To: Der Spiegel
Re: The construction of two more genocide memorials in the center of Berlin]
Oh screw.... why the hell don’t you just give every German a 13 kilo sack of ashes at birth which he can use to distraught himself with at periodic intervals throughout his life.
This whole endless commemoration of guilt is a wretched exercise and will ultimately prove counterproductive.
Except perhaps for some Visigothic sperm somewhere along the line, I am not of Germanic extraction. I am from the other side of the Rhine and am proud of my own. That said, Germany is a great country. It is at least one chamber in the heart of Christian Civilization.

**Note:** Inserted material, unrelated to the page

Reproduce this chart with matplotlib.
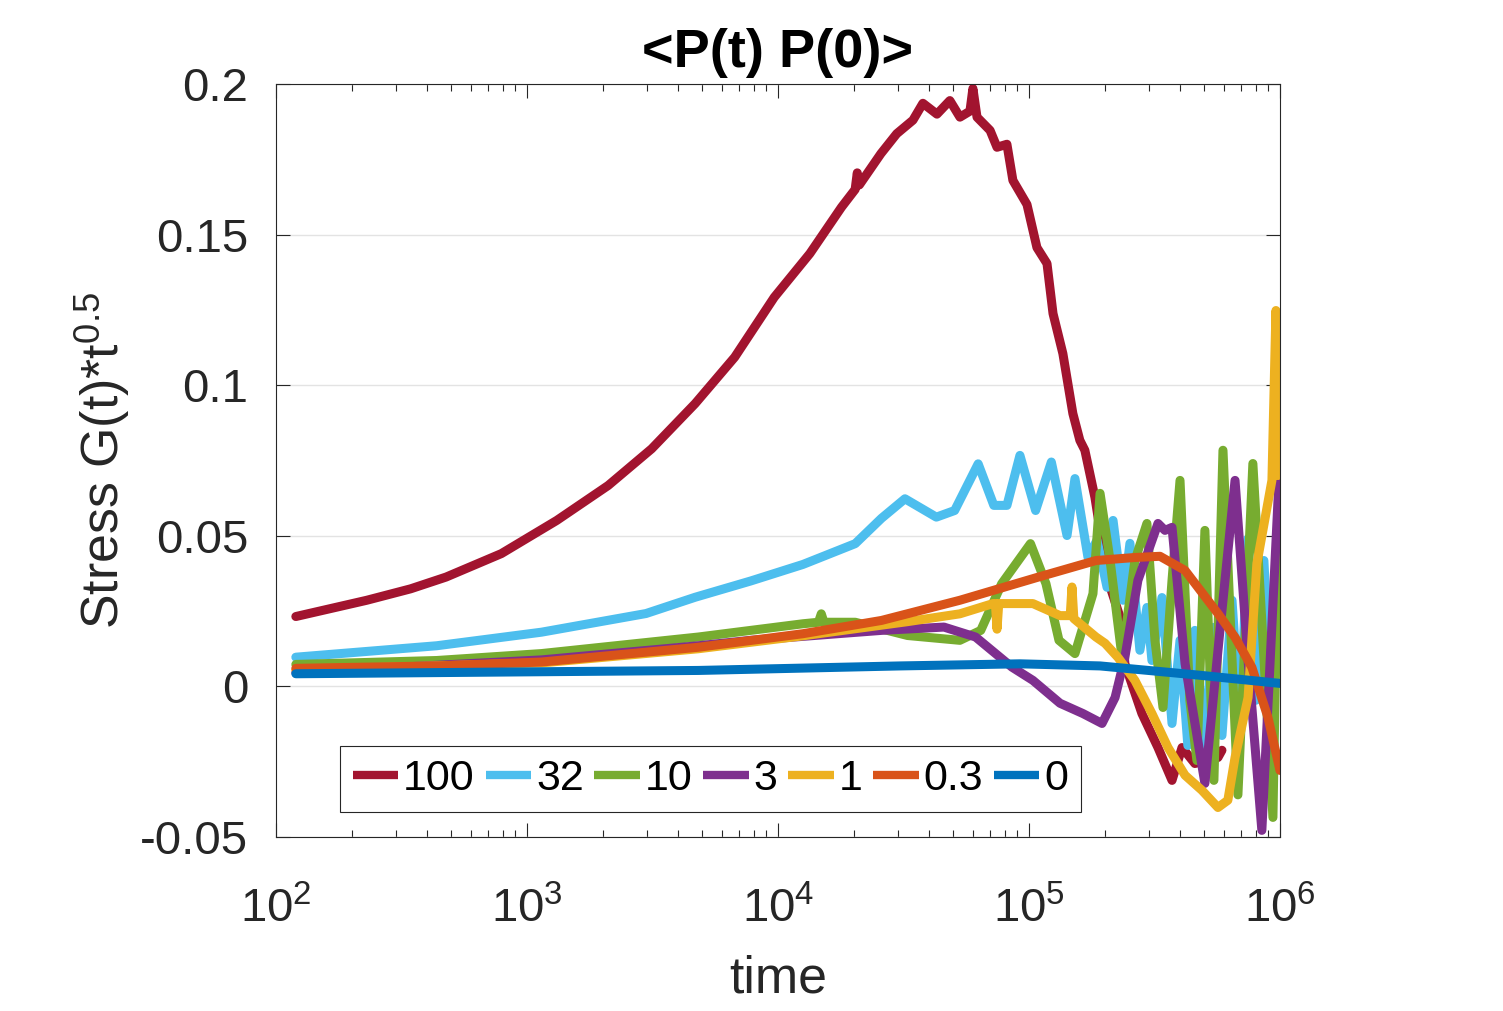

The accomplishments of the German People are things that enrich my life daily. You have produced among the world’s greatest scientists, poets, artists, and musicians. Why this endless, masochistic self abasement? Has someone convinced you into some sort collective anti-neurosis to supposedly balance a previous hysteria? That is not the way toward true balance. No good will come from compounding complexes.
Pope Pius XI condemned Nazism as ethnic pride that went too far becoming at once superstitious and idolatrous. He saw the true nature of the beast. But superstition and idolatry can also arise from morbid ethnic self-hate.
The Nazi regime can be regarded as an aberration or as historically inevitable but in the end and in all events as reprehensible for what it did to innocent and ordinary people. But to elaborate a cult of demonology is stupid and superstitious. Other nations have committed equally terrible crimes.
Neither should you forget that the literal holocaust (i.e. fire-storm) was the one Germany suffered at the hands of monsters like Portal and Lindemann and their expressly stated policy of “demoralizing” civilians with constant fear and death. That too was a murderous crime against innocent and ordinary people.
This is not to compare sufferings but to avoid doing so. To compare sufferings is pointless and odious. It rains on the just and the unjust alike and no one's suffering is more special than another's.
Nor is this is not to argue a tu quoque moral relativism. It is simply to recognize that we are, alas, a morally equivocal species. The human soul is 50% black. The proper way to guard against that perilous fact is to take the Lord’s Prayer to heart; to always remember that we are daily capable of trespasses and to never forget that we must always forgive.
But to forgive is to move on, letting the dead bury the dead. That is not achieved by scarring your cities with monumental black tombs and darkening your minds with morbid guilt.